Will Durant has long interested me not simply as a historian or philosopher, but as a writer deeply concerned with the human soul—its fears, contradictions, longings, and quiet search for meaning. Across decades of writing, Durant returned again and again to the same enduring questions: how we live with mortality, how we educate ourselves beyond information, and how wisdom differs from knowledge. His work does not aim to impress with systems or abstractions, but to understand what it means to be human across time.

Quotes

“The fear of death is strangely mingled with the longing for repose.” 

"I found it impossible to continue my pretenses to orthodoxy."

Knowledge is power, but only wisdom is liberty.”

“Education is the transmission of civilization.”

“To speak ill of others is a dishonest way of praising ourselves. Nothing is often a good thing to say, and always a clever thing to say.”

 “Truth will make us free.” 

(This could be considered his most important work)

Fallen Leaves could be considered one of Durant’s most important works. He wrote its preface at the age of ninety-five, addressing readers who might expect a final, definitive philosophy. Instead, he offered a modest clarification:

“Please do not expect any new system of philosophy, nor any world-shaking cogitations; these will be human confessions, not divine revelations; they are micro- or mini-essays whose only dignity lies in their subjects rather than in their profundity or their size.”

Even as Durant downplays the depth of what follows, the book leaves the reader waiting—not for grand conclusions, but for recognition. The twenty-two short chapters distill more than sixty years of engagement with philosophy, religion, art, science, and history, returning repeatedly to the human condition rather than abstract theory.

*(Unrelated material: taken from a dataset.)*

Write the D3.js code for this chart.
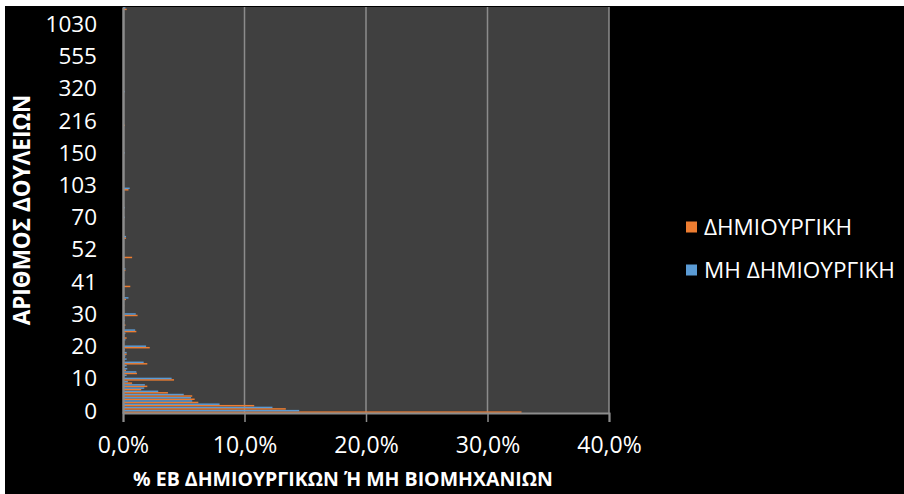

His writings included thoughts about the soul.

He confirmed his love of and insight into the value of history, saying: “It is a mistake to think that the past is dead. Nothing that has ever happened is quite without influence at this moment. The present is merely the past rolled up and concentrated in this second of time. You, too, are your past; often, your face is your autobiography; you are what you are because of what you have been, because of your heredity stretching back into forgotten generations, and because of every element of the environment that has affected you, every man or woman that has met you, every book that you have read, every experience that you have had; all these are accumulated in your memory, your body, your character, your soul. So with a city, a country, and a race, it is its past and cannot be understood without it.”

“The Story of Civilization”: 11 volumes considers the living conditions of everyday people. Durant said that curious readers had challenged him to speak his mind on the timeless questions of human life and fate, having spent so much of his life focusing on just that.

Is the Human Soul Eternal, and is it transcendent of our material existence? by Brent M. Jones was inspired by Will Durrant

See article “is the human soul eternal”

Durant shaped how I think by reminding me that the study of history, philosophy, and ideas only matters insofar as it deepens our understanding of the human soul.